As I am sure that Ruth Davidson understands, it is fundamentally for councils to ensure that they take action to adhere to the guidance. Of course there is a responsibility on the Government’s part, and we will always seek to discharge that responsibility to take whatever action is necessary to ensure that all the correct policies are in place and that guidance is being followed.
I recognise what the First Minister says about it being incumbent on councils to follow the Scottish Government’s recommendations. However, in many cases, the information is not being collated and is not in any way publicly accessible. In response to recent freedom of information requests, nearly half of Scottish councils were unable to confirm the number of weapons that have been confiscated from pupils in their areas, because the information was not held centrally. Parents and the wider public have a right to know that information. The fact that it is not fully accessible means that we have no meaningful picture of the extent of the problem in any area.
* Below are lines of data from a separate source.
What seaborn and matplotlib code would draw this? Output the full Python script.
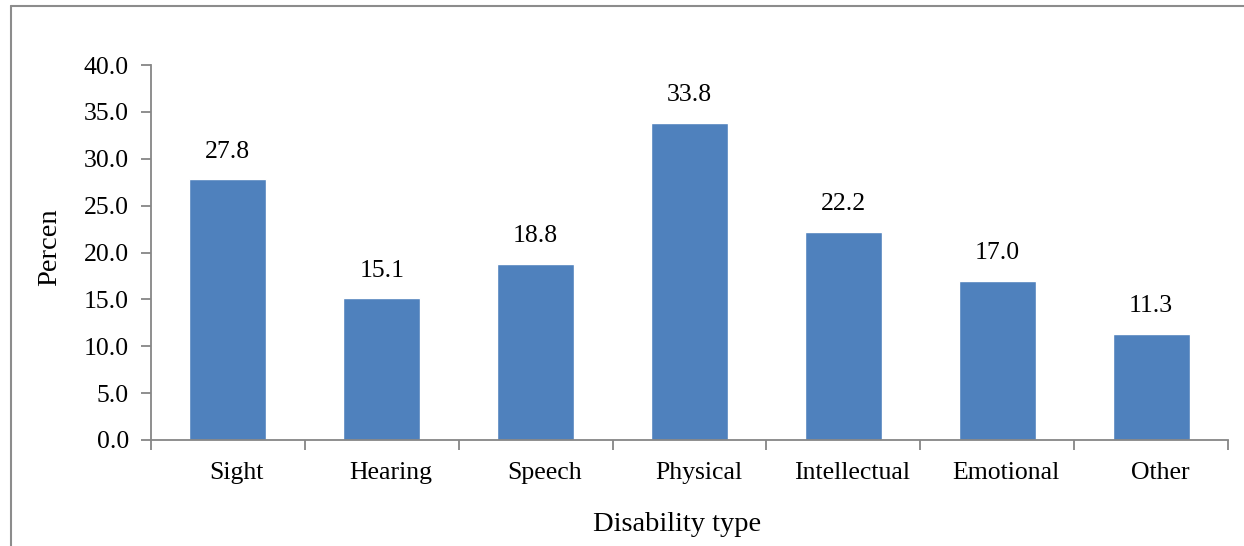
import matplotlib
matplotlib.use("Agg")
import matplotlib.pyplot as plt
from matplotlib.lines import Line2D
from matplotlib.ticker import FixedLocator, FormatStrFormatter
from matplotlib.transforms import ScaledTranslation
import seaborn as sns
import pandas as pd

categories = ["Sight", "Hearing", "Speech", "Physical", "Intellectual", "Emotional", "Other"]
percent = [27.8, 15.1, 18.8, 33.8, 22.2, 17.0, 11.3]
y_ticks = [0, 5, 10, 15, 20, 25, 30, 35, 40]

sns.set_theme(style="white")
plt.rcParams["font.family"] = ["Liberation Serif", "DejaVu Serif"]

bar_color = "#4F81BD"
axis_gray = "#868686"
text_size = 18.5
label_size = 20.5

df = pd.DataFrame({"type": categories, "pct": percent})

fig = plt.figure(figsize=(12.44, 5.46), dpi=100)
ax = fig.add_axes([151 / 1244, 1 - 440 / 546, (1228 - 151) / 1244, (440 - 65) / 546])

sns.barplot(data=df, x="type", y="pct", color=bar_color, saturation=1,
            width=0.5, ax=ax)

ax.set_xlim(-0.5, len(categories) - 0.5)
ax.set_ylim(0, 40)
ax.set_yticks(y_ticks)
ax.yaxis.set_major_formatter(FormatStrFormatter("%.1f"))

# category boundaries carry the x tick marks
ax.xaxis.set_minor_locator(FixedLocator([i - 0.5 for i in range(len(categories) + 1)]))
ax.tick_params(axis="x", which="major", length=0, pad=16, labelsize=text_size, colors="black")
ax.tick_params(axis="x", which="minor", length=7, width=1.3, color=axis_gray, bottom=True)
ax.tick_params(axis="y", which="major", length=7, width=1.3, color=axis_gray,
               left=True, pad=9, labelsize=text_size, labelcolor="black")

# category names sit slightly right of the bar centres
shift = ScaledTranslation(9 / 100, 0, fig.dpi_scale_trans)
for lbl in ax.get_xticklabels():
    lbl.set_transform(lbl.get_transform() + shift)

for side in ["top", "right"]:
    ax.spines[side].set_visible(False)
for side in ["left", "bottom"]:
    ax.spines[side].set_color(axis_gray)
    ax.spines[side].set_linewidth(1.3)

for i, v in enumerate(percent):
    ax.annotate(f"{v:.1f}", xy=(i, v), xytext=(0, 20), textcoords="offset points",
                ha="center", va="center", fontsize=text_size, color="black")

ax.set_xlabel("Disability type", fontsize=label_size, labelpad=20, color="black")
ax.set_ylabel("Percen", fontsize=label_size, labelpad=15.5, color="black")
ax.xaxis.label.set_x(0.488)
ax.yaxis.label.set_y(0.513)

# outer chart frame (left and top edges)
fig.add_artist(Line2D([10.5 / 1244, 10.5 / 1244], [0, 1 - 6 / 546],
                      transform=fig.transFigure, color="#8c8c8c", lw=1.5))
fig.add_artist(Line2D([10.5 / 1244, 1], [1 - 6 / 546, 1 - 6 / 546],
                      transform=fig.transFigure, color="#8c8c8c", lw=1.5))

fig.savefig("out.png", dpi=100, facecolor="white")
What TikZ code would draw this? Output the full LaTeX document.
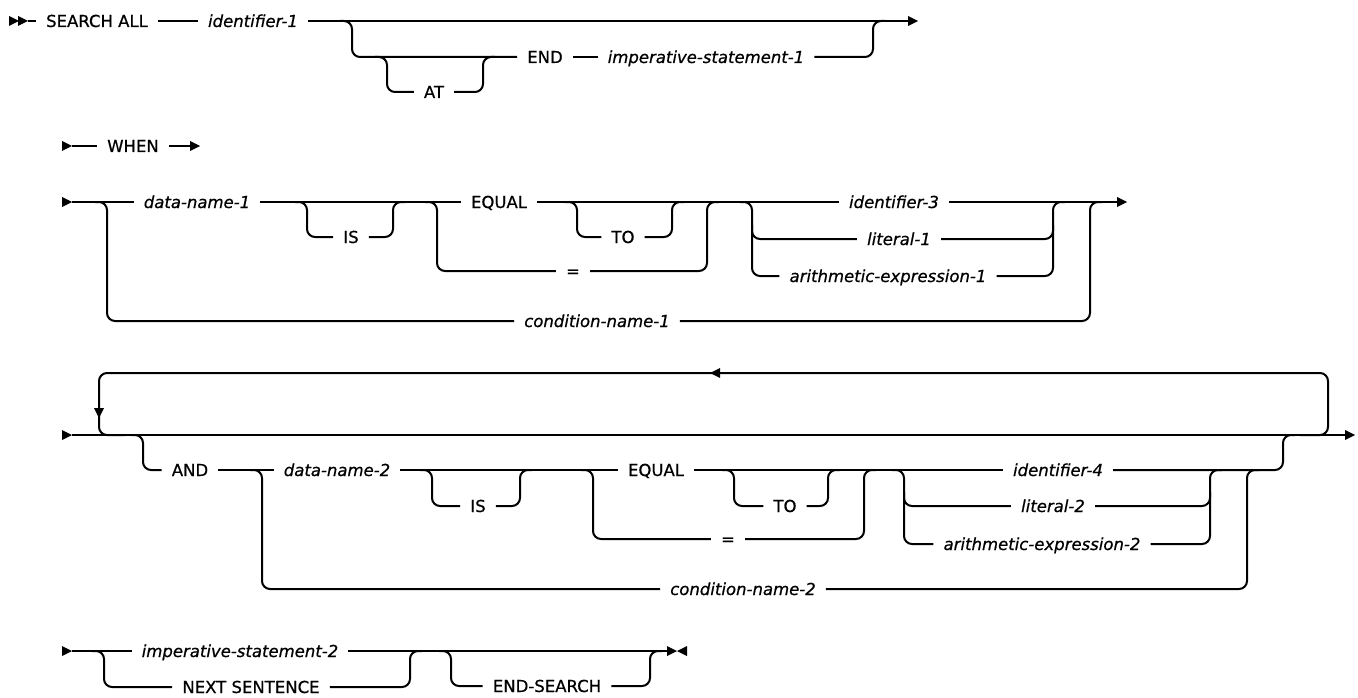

In the wake of Bailey Gwynne’s death, Aberdeen City Council has introduced measures to ensure that there is a clear picture of knife possession in schools, and it has introduced an anti-knife crime policy. Does the First Minister agree that it is time that all councils met the same standard? Will the Government examine the matter again to ensure that all schools are the safe environment that parents have the right to expect?
Ruth Davidson is right to raise such an issue of concern and I give a commitment to look further into the specific points that she has raised today. I agree that we want all councils to operate best practice. For tragic reasons, Aberdeen City Council has had cause to look carefully and critically at its policies on the issue.
I genuinely do not mean to say this in any hard political sense, but the Scottish Government is frequently criticised in Parliament for seeking to overly direct councils, and members from all sides sometimes accuse us of having a centralising instinct, although I do not accept that characterisation. There is always a balance to strike between allowing local authorities to discharge their responsibilities—ensuring that the guidance is being adhered to is local authorities’ responsibility—and discharging our responsibility as a Government to ensure that that happens.
On such issues, I am acutely aware that parents who are listening to the debate will not be particularly concerned about who has the responsibility but will want to know that schools are as safe as possible for their young people. The Scottish Government takes that responsibility very seriously. The Deputy First Minister and I will look further into the points that have been raised today to consider carefully whether the Scottish Government requires to take further action.
In addition to the actions that are the responsibility of councils, the Scottish Government takes a range of steps to try to reduce knife crime, not just in our schools but more generally. That includes the no knives, better lives youth engagement programme, which has received £3 million of funding since 2009. It is perhaps relevant that, as we speak, 25 local authorities are involved in delivering that programme. We also invest heavily in the national violence reduction unit. We take a range of actions to reduce the number of knife crimes. We know that the length of sentences for adults who are convicted of knife crime has increased in recent years.
To return to schools, every parent wants to know, when they send their child to school of a morning, that the school will be as safe as possible for young people. That is the case for the vast majority of young people on the vast majority of days in the year, across our country. If we need to take action to ensure that that is the case for every single young person, it is the responsibility of councils and the Government to do so.